» Direction:
Return the lines below exactly, from the first line to the line that contains "508, 582, 561];". Leave out pictures.
# # # # #
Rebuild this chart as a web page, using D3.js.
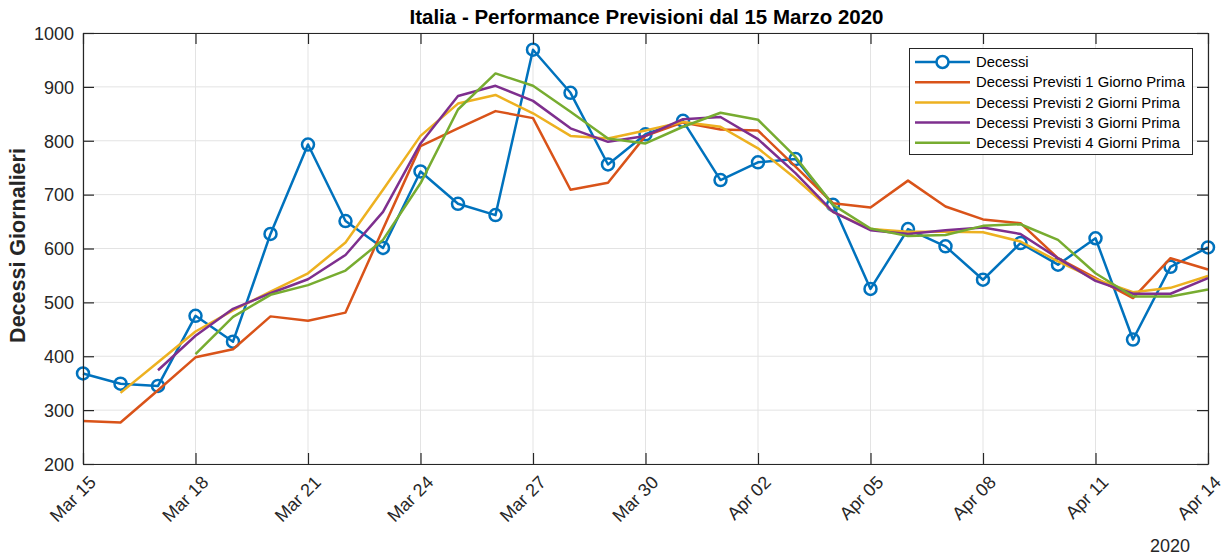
<!DOCTYPE html>
<html>
<head>
<meta charset="utf-8">
<script src="https://cdn.jsdelivr.net/npm/d3@7"></script>
<style>
  body { margin: 0; background: #fff; }
  svg { font-family: "Liberation Sans", Arial, Helvetica, sans-serif; }
</style>
</head>
<body>
<svg id="chart" width="1226" height="556"></svg>
<script>
// --- data ---
const days = [
  "2020-03-15","2020-03-16","2020-03-17","2020-03-18","2020-03-19","2020-03-20","2020-03-21",
  "2020-03-22","2020-03-23","2020-03-24","2020-03-25","2020-03-26","2020-03-27","2020-03-28",
  "2020-03-29","2020-03-30","2020-03-31","2020-04-01","2020-04-02","2020-04-03","2020-04-04",
  "2020-04-05","2020-04-06","2020-04-07","2020-04-08","2020-04-09","2020-04-10","2020-04-11",
  "2020-04-12","2020-04-13","2020-04-14"
];

const decessi = [368, 349, 345, 475, 427, 627, 793, 651, 601, 743, 683, 662, 969, 889, 756, 812,
  837, 727, 760, 766, 681, 525, 636, 604, 542, 610, 570, 619, 431, 566, 602];

const previsti1 = [280, 277, 337, 398, 413, 474, 466, 481, 636, 790, 823, 855, 842, 709, 722, 809,
  834, 821, 819, 752, 684, 676, 726, 678, 654, 647, 582, 545, 508, 582, 561];

const previsti2 = [null, 332, 389, 446, 485, 520, 554, 611, 709, 809, 869, 885, 851, 809, 804, 819,
  835, 826, 786, 730, 668, 636, 631, 631, 630, 613, 576, 543, 519, 527, 549];

const previsti3 = [null, null, 374, 438, 488, 517, 543, 588, 668, 795, 883, 902, 874, 823, 798, 809,
  840, 844, 803, 740, 668, 634, 627, 634, 639, 627, 582, 540, 516, 516, 545];

const previsti4 = [null, null, null, 404, 473, 514, 532, 559, 616, 721, 858, 925, 902, 854, 804, 795,
  826, 852, 839, 770, 681, 637, 623, 625, 642, 645, 616, 554, 511, 511, 524];

const seriesNames = [
  "Decessi",
  "Decessi Previsti 1 Giorno Prima",
  "Decessi Previsti 2 Giorni Prima",
  "Decessi Previsti 3 Giorni Prima",
  "Decessi Previsti 4 Giorni Prima"
];
const seriesColors = ["#0072BD", "#D95319", "#EDB120", "#7E2F8E", "#77AC30"];
const yTicks = [200, 300, 400, 500, 600, 700, 800, 900, 1000];

// --- setup ---
const parse = d3.timeParse("%Y-%m-%d");
const dates = days.map(parse);
const allSeries = [decessi, previsti1, previsti2, previsti3, previsti4];

const svg = d3.select("#chart");
const mLeft = 83, mRight = 1208, mTop = 33, mBottom = 464;
const axisColor = "#262626";

const x = d3.scaleTime().domain([dates[0], dates[dates.length - 1]]).range([mLeft, mRight]);
const y = d3.scaleLinear().domain([200, 1000]).range([mBottom, mTop]);
const xTicks = dates.filter((d, i) => i % 3 === 0);

// grid
svg.append("g").selectAll("line")
  .data(xTicks).join("line")
  .attr("x1", d => x(d)).attr("x2", d => x(d))
  .attr("y1", mTop).attr("y2", mBottom)
  .attr("stroke", "#e3e3e3").attr("stroke-width", 1);
svg.append("g").selectAll("line")
  .data(yTicks).join("line")
  .attr("x1", mLeft).attr("x2", mRight)
  .attr("y1", d => y(d)).attr("y2", d => y(d))
  .attr("stroke", "#e3e3e3").attr("stroke-width", 1);

// lines
const line = d3.line()
  .defined(d => d.v != null)
  .x(d => x(d.t))
  .y(d => y(d.v));

allSeries.forEach((vals, k) => {
  const pts = vals.map((v, i) => ({ t: dates[i], v }));
  svg.append("path")
    .datum(pts)
    .attr("d", line)
    .attr("fill", "none")
    .attr("stroke", seriesColors[k])
    .attr("stroke-width", 2.5)
    .attr("stroke-linejoin", "round");
  if (k === 0) {
    svg.append("g").selectAll("circle")
      .data(pts).join("circle")
      .attr("cx", d => x(d.t)).attr("cy", d => y(d.v))
      .attr("r", 6)
      .attr("fill", "none")
      .attr("stroke", seriesColors[0])
      .attr("stroke-width", 2.5);
  }
});

// axes (box with inward ticks)
const fmt = d3.timeFormat("%b %d");
const xAxis = svg.append("g").attr("transform", `translate(0,${mBottom})`)
  .call(d3.axisBottom(x).tickValues(xTicks).tickSizeInner(-11).tickSizeOuter(0).tickFormat(fmt));
const xTopAxis = svg.append("g").attr("transform", `translate(0,${mTop})`)
  .call(d3.axisTop(x).tickValues(xTicks).tickSizeInner(-11).tickSizeOuter(0).tickFormat(""));
const yAxis = svg.append("g").attr("transform", `translate(${mLeft},0)`)
  .call(d3.axisLeft(y).tickValues(yTicks).tickSizeInner(-11).tickSizeOuter(0).tickFormat(d3.format("d")));
const yRightAxis = svg.append("g").attr("transform", `translate(${mRight},0)`)
  .call(d3.axisRight(y).tickValues(yTicks).tickSizeInner(-11).tickSizeOuter(0).tickFormat(""));

[xAxis, xTopAxis, yAxis, yRightAxis].forEach(g => {
  g.select(".domain").attr("stroke", axisColor).attr("stroke-width", 1.2);
  g.selectAll(".tick line").attr("stroke", axisColor).attr("stroke-width", 1.2);
  g.selectAll("text").attr("fill", axisColor).style("font-size", "18px")
    .style("font-family", "'Liberation Sans', Arial, sans-serif");
});

yAxis.selectAll("text").attr("x", -9).attr("dy", "0.35em");

xAxis.selectAll("text")
  .attr("text-anchor", "end")
  .attr("transform", "translate(9,15) rotate(-45)")
  .attr("x", 0).attr("y", 0).attr("dy", "0.35em");

// labels
svg.append("text")
  .attr("x", (mLeft + mRight) / 2 + 1).attr("y", 24)
  .attr("text-anchor", "middle")
  .attr("font-weight", "bold").attr("font-size", 20.5)
  .attr("fill", "#000")
  .text("Italia - Performance Previsioni dal 15 Marzo 2020");

svg.append("text")
  .attr("transform", `translate(24.5,${(mTop + mBottom) / 2 - 3}) rotate(-90)`)
  .attr("text-anchor", "middle")
  .attr("font-weight", "bold").attr("font-size", 21.5)
  .attr("fill", axisColor)
  .text("Decessi Giornalieri");

svg.append("text")
  .attr("x", 1190).attr("y", 552)
  .attr("text-anchor", "end")
  .attr("font-size", 18)
  .attr("fill", axisColor)
  .text("2020");

// legend
const lg = svg.append("g");
lg.append("rect")
  .attr("x", 909.5).attr("y", 48.5).attr("width", 283).attr("height", 106)
  .attr("fill", "#fff").attr("stroke", axisColor).attr("stroke-width", 1);
seriesNames.forEach((name, k) => {
  const ly = 62 + k * 20.2;
  lg.append("line")
    .attr("x1", 915).attr("x2", 970).attr("y1", ly).attr("y2", ly)
    .attr("stroke", seriesColors[k]).attr("stroke-width", 2.5);
  if (k === 0) {
    lg.append("circle").attr("cx", 942.5).attr("cy", ly).attr("r", 6)
      .attr("fill", "#fff").attr("stroke", seriesColors[0]).attr("stroke-width", 2.5);
  }
  lg.append("text")
    .attr("x", 976).attr("y", ly).attr("dy", "0.35em")
    .attr("font-size", 14.8).attr("fill", "#000")
    .text(name);
});
</script>
</body>
</html>
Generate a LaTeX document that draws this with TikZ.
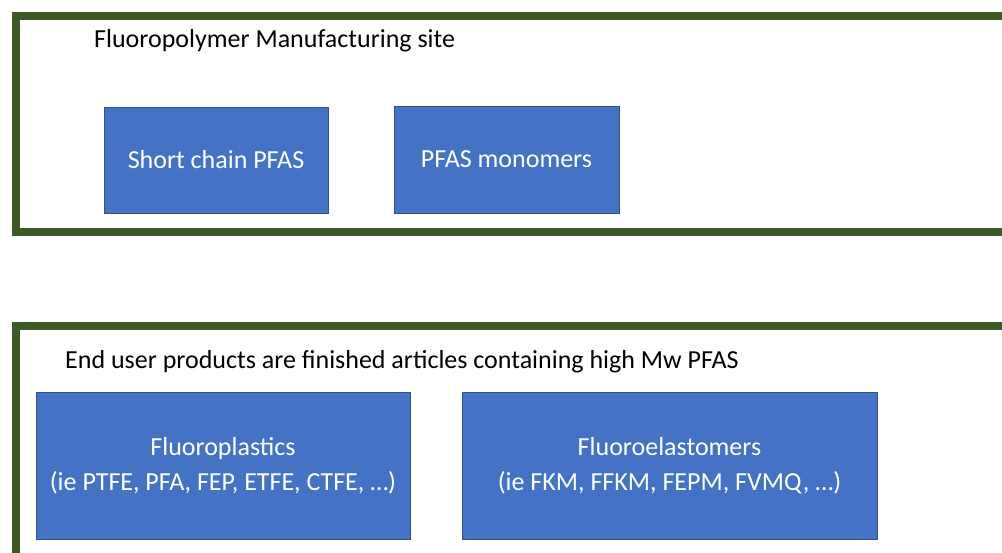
\documentclass[tikz,border=0pt]{standalone}
\usepackage{fontspec}
\setmainfont{Carlito}
\definecolor{framegreen}{HTML}{3B5A25}
\definecolor{boxblue}{HTML}{4472C4}
\definecolor{boxedge}{HTML}{2F528F}
\begin{document}
\begin{tikzpicture}[x=1pt,y=-1pt,
  frame/.style={draw=framegreen,line width=8pt,fill=white,rectangle,inner sep=0pt,outer sep=0pt},
  bluebox/.style={draw=boxedge,line width=1pt,fill=boxblue,rectangle,inner sep=0pt,outer sep=0pt,
    text=white,align=center,font=\fontsize{26}{35}\selectfont},
  label/.style={anchor=base west,inner sep=0pt,text=black,font=\fontsize{26}{35}\selectfont}]
\useasboundingbox (0,0) rectangle (1002,552);
\clip (0,0) rectangle (1002,552);
\fill[white] (0,0) rectangle (1002,552);
\node[frame,minimum width=999.5pt,minimum height=216.5pt] (site) at (515.25,123.75) {};
\node[frame,minimum width=999.5pt,minimum height=244pt] (users) at (515.25,448) {};
\node[label] (sitelabel) at (94,47) {Fluoropolymer Manufacturing site};
\node[label] (userlabel) at (65,368) {End user products are finished articles containing high Mw PFAS};
\node[bluebox,minimum width=224pt,minimum height=106pt] (short) at (216,160) {Short chain PFAS};
\node[bluebox,minimum width=225pt,minimum height=107pt] (mono) at (506.5,159.5) {PFAS monomers};
\node[bluebox,minimum width=374pt,minimum height=147pt] (plast) at (223,465.5) {Fluoroplastics\\(ie PTFE, PFA, FEP, ETFE, CTFE, …)};
\node[bluebox,minimum width=415pt,minimum height=147pt] (elast) at (669.5,465.5) {Fluoroelastomers\\(ie FKM, FFKM, FEPM, FVMQ, …)};
\end{tikzpicture}
\end{document}
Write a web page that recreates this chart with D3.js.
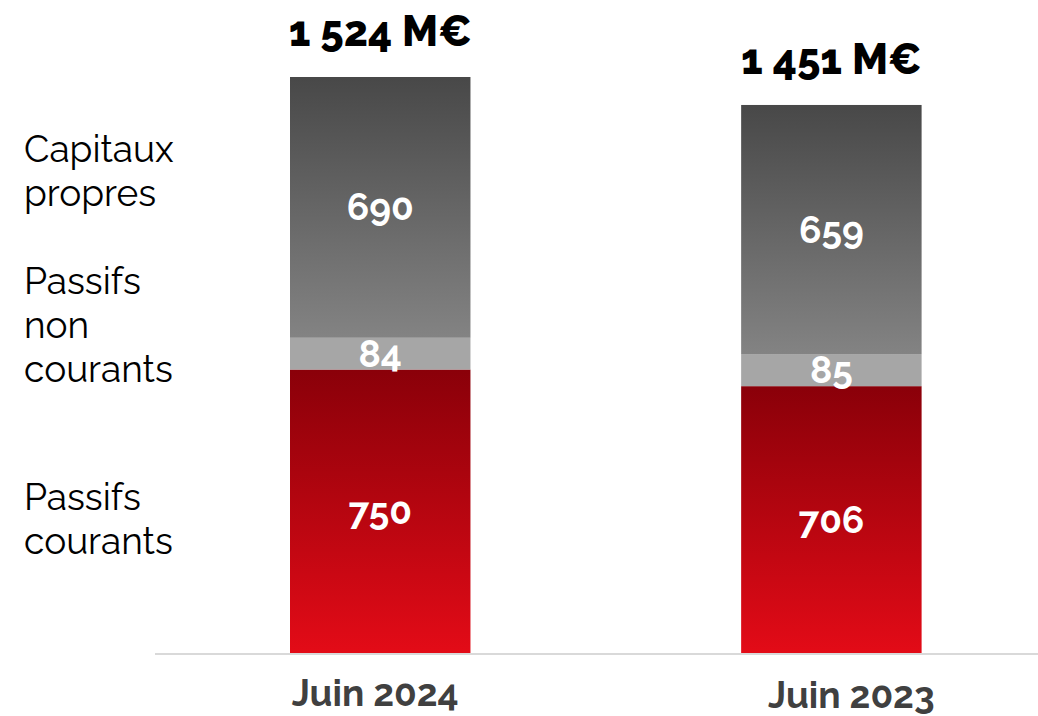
# # # # #
» Correct answer:
Rebuild this chart as a web page, using D3.js.
<!DOCTYPE html>
<html>
<head>
<meta charset="utf-8">
<script src="https://cdn.jsdelivr.net/npm/d3@7"></script>
<style>
  body { margin: 0; background: #fff; }
  svg { font-family: "Liberation Sans", Arial, Helvetica, sans-serif; }
</style>
</head>
<body>
<svg id="chart" width="1226" height="556"></svg>
<script>
// --- data ---
const days = [
  "2020-03-15","2020-03-16","2020-03-17","2020-03-18","2020-03-19","2020-03-20","2020-03-21",
  "2020-03-22","2020-03-23","2020-03-24","2020-03-25","2020-03-26","2020-03-27","2020-03-28",
  "2020-03-29","2020-03-30","2020-03-31","2020-04-01","2020-04-02","2020-04-03","2020-04-04",
  "2020-04-05","2020-04-06","2020-04-07","2020-04-08","2020-04-09","2020-04-10","2020-04-11",
  "2020-04-12","2020-04-13","2020-04-14"
];

const decessi = [368, 349, 345, 475, 427, 627, 793, 651, 601, 743, 683, 662, 969, 889, 756, 812,
  837, 727, 760, 766, 681, 525, 636, 604, 542, 610, 570, 619, 431, 566, 602];

const previsti1 = [280, 277, 337, 398, 413, 474, 466, 481, 636, 790, 823, 855, 842, 709, 722, 809,
  834, 821, 819, 752, 684, 676, 726, 678, 654, 647, 582, 545, 508, 582, 561];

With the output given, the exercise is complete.